Reproduce all of the listing below without alteration.

##### SOURCE EXCERPT

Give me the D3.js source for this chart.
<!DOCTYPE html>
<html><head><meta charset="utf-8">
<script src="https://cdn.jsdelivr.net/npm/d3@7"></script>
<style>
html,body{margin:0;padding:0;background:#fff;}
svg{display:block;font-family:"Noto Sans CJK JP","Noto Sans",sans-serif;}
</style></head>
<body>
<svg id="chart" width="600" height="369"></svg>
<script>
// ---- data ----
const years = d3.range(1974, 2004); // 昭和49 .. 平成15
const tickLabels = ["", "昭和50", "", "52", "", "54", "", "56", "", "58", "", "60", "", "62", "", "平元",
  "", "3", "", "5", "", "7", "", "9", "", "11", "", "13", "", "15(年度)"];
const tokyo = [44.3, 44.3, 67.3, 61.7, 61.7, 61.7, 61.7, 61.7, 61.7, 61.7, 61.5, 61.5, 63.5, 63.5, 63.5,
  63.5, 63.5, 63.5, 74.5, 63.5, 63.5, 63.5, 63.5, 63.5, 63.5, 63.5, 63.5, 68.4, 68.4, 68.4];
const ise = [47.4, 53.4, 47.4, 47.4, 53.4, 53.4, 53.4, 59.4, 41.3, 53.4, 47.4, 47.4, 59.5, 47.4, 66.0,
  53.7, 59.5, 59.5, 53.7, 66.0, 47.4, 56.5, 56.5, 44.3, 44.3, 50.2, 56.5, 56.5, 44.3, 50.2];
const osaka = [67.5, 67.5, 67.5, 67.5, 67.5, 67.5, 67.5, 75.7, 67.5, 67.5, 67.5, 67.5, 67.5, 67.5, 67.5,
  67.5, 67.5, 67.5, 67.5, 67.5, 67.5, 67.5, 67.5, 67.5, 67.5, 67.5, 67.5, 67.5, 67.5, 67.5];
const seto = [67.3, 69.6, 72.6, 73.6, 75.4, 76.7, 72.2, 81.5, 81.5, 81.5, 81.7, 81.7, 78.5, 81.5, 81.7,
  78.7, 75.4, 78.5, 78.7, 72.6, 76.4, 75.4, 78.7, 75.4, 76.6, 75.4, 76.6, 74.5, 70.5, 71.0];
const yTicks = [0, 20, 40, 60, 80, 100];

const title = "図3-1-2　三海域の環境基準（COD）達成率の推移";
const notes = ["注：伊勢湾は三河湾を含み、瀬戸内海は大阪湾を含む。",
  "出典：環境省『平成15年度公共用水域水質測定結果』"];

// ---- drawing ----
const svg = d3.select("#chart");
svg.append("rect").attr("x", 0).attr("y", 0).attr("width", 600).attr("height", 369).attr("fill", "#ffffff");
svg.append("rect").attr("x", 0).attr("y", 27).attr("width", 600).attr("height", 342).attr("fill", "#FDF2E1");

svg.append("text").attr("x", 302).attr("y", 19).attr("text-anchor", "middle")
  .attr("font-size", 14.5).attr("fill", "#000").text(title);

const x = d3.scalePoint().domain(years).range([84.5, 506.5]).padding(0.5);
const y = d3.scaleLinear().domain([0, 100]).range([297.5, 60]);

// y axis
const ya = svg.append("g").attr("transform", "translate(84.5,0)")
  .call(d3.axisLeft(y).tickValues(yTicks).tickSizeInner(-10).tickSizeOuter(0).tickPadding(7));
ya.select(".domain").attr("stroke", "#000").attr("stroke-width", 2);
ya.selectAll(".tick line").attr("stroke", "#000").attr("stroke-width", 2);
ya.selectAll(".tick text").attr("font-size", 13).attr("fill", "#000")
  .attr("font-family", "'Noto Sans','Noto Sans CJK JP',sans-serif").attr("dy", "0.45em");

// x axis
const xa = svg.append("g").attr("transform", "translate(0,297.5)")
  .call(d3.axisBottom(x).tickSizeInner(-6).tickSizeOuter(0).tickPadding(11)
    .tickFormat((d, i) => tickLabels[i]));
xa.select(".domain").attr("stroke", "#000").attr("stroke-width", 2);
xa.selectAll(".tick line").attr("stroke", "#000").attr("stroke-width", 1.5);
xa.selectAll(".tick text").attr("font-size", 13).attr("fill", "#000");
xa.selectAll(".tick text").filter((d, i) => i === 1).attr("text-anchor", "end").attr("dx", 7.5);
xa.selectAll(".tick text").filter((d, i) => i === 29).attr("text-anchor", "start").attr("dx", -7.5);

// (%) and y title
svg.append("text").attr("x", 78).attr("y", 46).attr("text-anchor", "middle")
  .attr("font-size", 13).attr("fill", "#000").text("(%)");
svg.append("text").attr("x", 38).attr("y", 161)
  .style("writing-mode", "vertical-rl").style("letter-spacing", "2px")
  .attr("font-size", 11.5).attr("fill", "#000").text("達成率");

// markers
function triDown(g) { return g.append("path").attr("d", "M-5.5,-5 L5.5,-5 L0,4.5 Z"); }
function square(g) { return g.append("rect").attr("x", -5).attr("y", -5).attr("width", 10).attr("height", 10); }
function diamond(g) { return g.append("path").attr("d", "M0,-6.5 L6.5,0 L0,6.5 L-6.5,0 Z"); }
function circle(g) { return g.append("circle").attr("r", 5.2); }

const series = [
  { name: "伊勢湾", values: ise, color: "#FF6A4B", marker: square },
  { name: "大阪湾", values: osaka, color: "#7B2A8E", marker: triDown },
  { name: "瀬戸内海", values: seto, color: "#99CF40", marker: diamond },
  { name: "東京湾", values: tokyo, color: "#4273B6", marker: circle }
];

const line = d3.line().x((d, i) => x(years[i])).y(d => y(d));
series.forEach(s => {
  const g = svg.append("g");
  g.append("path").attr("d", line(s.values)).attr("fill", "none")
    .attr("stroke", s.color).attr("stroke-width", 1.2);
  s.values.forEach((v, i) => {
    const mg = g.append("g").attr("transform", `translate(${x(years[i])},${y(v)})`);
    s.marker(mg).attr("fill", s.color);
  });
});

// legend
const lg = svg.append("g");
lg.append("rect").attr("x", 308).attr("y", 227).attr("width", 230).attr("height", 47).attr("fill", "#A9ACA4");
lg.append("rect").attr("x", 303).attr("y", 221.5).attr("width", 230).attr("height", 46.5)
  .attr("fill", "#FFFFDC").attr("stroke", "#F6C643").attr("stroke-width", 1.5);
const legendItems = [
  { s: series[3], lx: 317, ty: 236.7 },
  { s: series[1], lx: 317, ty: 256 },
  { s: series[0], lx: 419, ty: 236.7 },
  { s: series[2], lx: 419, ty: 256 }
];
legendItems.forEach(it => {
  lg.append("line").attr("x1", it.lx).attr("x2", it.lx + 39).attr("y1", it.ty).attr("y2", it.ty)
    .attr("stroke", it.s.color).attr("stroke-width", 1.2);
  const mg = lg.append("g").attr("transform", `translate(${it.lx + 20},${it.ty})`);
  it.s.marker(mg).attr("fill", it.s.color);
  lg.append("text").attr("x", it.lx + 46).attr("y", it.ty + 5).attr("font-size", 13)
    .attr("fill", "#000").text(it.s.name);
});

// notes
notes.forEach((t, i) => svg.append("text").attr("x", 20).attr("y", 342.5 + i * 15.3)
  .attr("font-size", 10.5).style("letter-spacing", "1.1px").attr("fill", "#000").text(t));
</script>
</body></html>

##########

» **EXERCISE OUTPUT**
Give me the D3.js source for this chart.
<!DOCTYPE html>
<html><head><meta charset="utf-8">
<script src="https://cdn.jsdelivr.net/npm/d3@7"></script>
<style>
html,body{margin:0;padding:0;background:#fff;}
svg{display:block;font-family:"Noto Sans CJK JP","Noto Sans",sans-serif;}
</style></head>
<body>
<svg id="chart" width="600" height="369"></svg>
<script>
// ---- data ----
const years = d3.range(1974, 2004); // 昭和49 .. 平成15
const tickLabels = ["", "昭和50", "", "52", "", "54", "", "56", "", "58", "", "60", "", "62", "", "平元",
  "", "3", "", "5", "", "7", "", "9", "", "11", "", "13", "", "15(年度)"];
const tokyo = [44.3, 44.3, 67.3, 61.7, 61.7, 61.7, 61.7, 61.7, 61.7, 61.7, 61.5, 61.5, 63.5, 63.5, 63.5,
  63.5, 63.5, 63.5, 74.5, 63.5, 63.5, 63.5, 63.5, 63.5, 63.5, 63.5, 63.5, 68.4, 68.4, 68.4];
const ise = [47.4, 53.4, 47.4, 47.4, 53.4, 53.4, 53.4, 59.4, 41.3, 53.4, 47.4, 47.4, 59.5, 47.4, 66.0,
  53.7, 59.5, 59.5, 53.7, 66.0, 47.4, 56.5, 56.5, 44.3, 44.3, 50.2, 56.5, 56.5, 44.3, 50.2];
const osaka = [67.5, 67.5, 67.5, 67.5, 67.5, 67.5, 67.5, 75.7, 67.5, 67.5, 67.5, 67.5, 67.5, 67.5, 67.5,
  67.5, 67.5, 67.5, 67.5, 67.5, 67.5, 67.5, 67.5, 67.5, 67.5, 67.5, 67.5, 67.5, 67.5, 67.5];
const seto = [67.3, 69.6, 72.6, 73.6, 75.4, 76.7, 72.2, 81.5, 81.5, 81.5, 81.7, 81.7, 78.5, 81.5, 81.7,
  78.7, 75.4, 78.5, 78.7, 72.6, 76.4, 75.4, 78.7, 75.4, 76.6, 75.4, 76.6, 74.5, 70.5, 71.0];
const yTicks = [0, 20, 40, 60, 80, 100];

const title = "図3-1-2　三海域の環境基準（COD）達成率の推移";
const notes = ["注：伊勢湾は三河湾を含み、瀬戸内海は大阪湾を含む。",
  "出典：環境省『平成15年度公共用水域水質測定結果』"];

// ---- drawing ----
const svg = d3.select("#chart");
svg.append("rect").attr("x", 0).attr("y", 0).attr("width", 600).attr("height", 369).attr("fill", "#ffffff");
svg.append("rect").attr("x", 0).attr("y", 27).attr("width", 600).attr("height", 342).attr("fill", "#FDF2E1");

svg.append("text").attr("x", 302).attr("y", 19).attr("text-anchor", "middle")
  .attr("font-size", 14.5).attr("fill", "#000").text(title);

const x = d3.scalePoint().domain(years).range([84.5, 506.5]).padding(0.5);
const y = d3.scaleLinear().domain([0, 100]).range([297.5, 60]);

// y axis
const ya = svg.append("g").attr("transform", "translate(84.5,0)")
  .call(d3.axisLeft(y).tickValues(yTicks).tickSizeInner(-10).tickSizeOuter(0).tickPadding(7));
ya.select(".domain").attr("stroke", "#000").attr("stroke-width", 2);
ya.selectAll(".tick line").attr("stroke", "#000").attr("stroke-width", 2);
ya.selectAll(".tick text").attr("font-size", 13).attr("fill", "#000")
  .attr("font-family", "'Noto Sans','Noto Sans CJK JP',sans-serif").attr("dy", "0.45em");

// x axis
const xa = svg.append("g").attr("transform", "translate(0,297.5)")
  .call(d3.axisBottom(x).tickSizeInner(-6).tickSizeOuter(0).tickPadding(11)
    .tickFormat((d, i) => tickLabels[i]));
xa.select(".domain").attr("stroke", "#000").attr("stroke-width", 2);
xa.selectAll(".tick line").attr("stroke", "#000").attr("stroke-width", 1.5);
xa.selectAll(".tick text").attr("font-size", 13).attr("fill", "#000");
xa.selectAll(".tick text").filter((d, i) => i === 1).attr("text-anchor", "end").attr("dx", 7.5);
xa.selectAll(".tick text").filter((d, i) => i === 29).attr("text-anchor", "start").attr("dx", -7.5);

// (%) and y title
svg.append("text").attr("x", 78).attr("y", 46).attr("text-anchor", "middle")
  .attr("font-size", 13).attr("fill", "#000").text("(%)");
svg.append("text").attr("x", 38).attr("y", 161)
  .style("writing-mode", "vertical-rl").style("letter-spacing", "2px")
  .attr("font-size", 11.5).attr("fill", "#000").text("達成率");

// markers
function triDown(g) { return g.append("path").attr("d", "M-5.5,-5 L5.5,-5 L0,4.5 Z"); }
function square(g) { return g.append("rect").attr("x", -5).attr("y", -5).attr("width", 10).attr("height", 10); }
function diamond(g) { return g.append("path").attr("d", "M0,-6.5 L6.5,0 L0,6.5 L-6.5,0 Z"); }
function circle(g) { return g.append("circle").attr("r", 5.2); }

const series = [
  { name: "伊勢湾", values: ise, color: "#FF6A4B", marker: square },
  { name: "大阪湾", values: osaka, color: "#7B2A8E", marker: triDown },
  { name: "瀬戸内海", values: seto, color: "#99CF40", marker: diamond },
  { name: "東京湾", values: tokyo, color: "#4273B6", marker: circle }
];

const line = d3.line().x((d, i) => x(years[i])).y(d => y(d));
series.forEach(s => {
  const g = svg.append("g");
  g.append("path").attr("d", line(s.values)).attr("fill", "none")
    .attr("stroke", s.color).attr("stroke-width", 1.2);
  s.values.forEach((v, i) => {
    const mg = g.append("g").attr("transform", `translate(${x(years[i])},${y(v)})`);
    s.marker(mg).attr("fill", s.color);
  });
});

// legend
const lg = svg.append("g");
lg.append("rect").attr("x", 308).attr("y", 227).attr("width", 230).attr("height", 47).attr("fill", "#A9ACA4");
lg.append("rect").attr("x", 303).attr("y", 221.5).attr("width", 230).attr("height", 46.5)
  .attr("fill", "#FFFFDC").attr("stroke", "#F6C643").attr("stroke-width", 1.5);
const legendItems = [
  { s: series[3], lx: 317, ty: 236.7 },
  { s: series[1], lx: 317, ty: 256 },
  { s: series[0], lx: 419, ty: 236.7 },
  { s: series[2], lx: 419, ty: 256 }
];
legendItems.forEach(it => {
  lg.append("line").attr("x1", it.lx).attr("x2", it.lx + 39).attr("y1", it.ty).attr("y2", it.ty)
    .attr("stroke", it.s.color).attr("stroke-width", 1.2);
  const mg = lg.append("g").attr("transform", `translate(${it.lx + 20},${it.ty})`);
  it.s.marker(mg).attr("fill", it.s.color);
  lg.append("text").attr("x", it.lx + 46).attr("y", it.ty + 5).attr("font-size", 13)
    .attr("fill", "#000").text(it.s.name);
});

// notes
notes.forEach((t, i) => svg.append("text").attr("x", 20).attr("y", 342.5 + i * 15.3)
  .attr("font-size", 10.5).style("letter-spacing", "1.1px").attr("fill", "#000").text(t));
</script>
</body></html>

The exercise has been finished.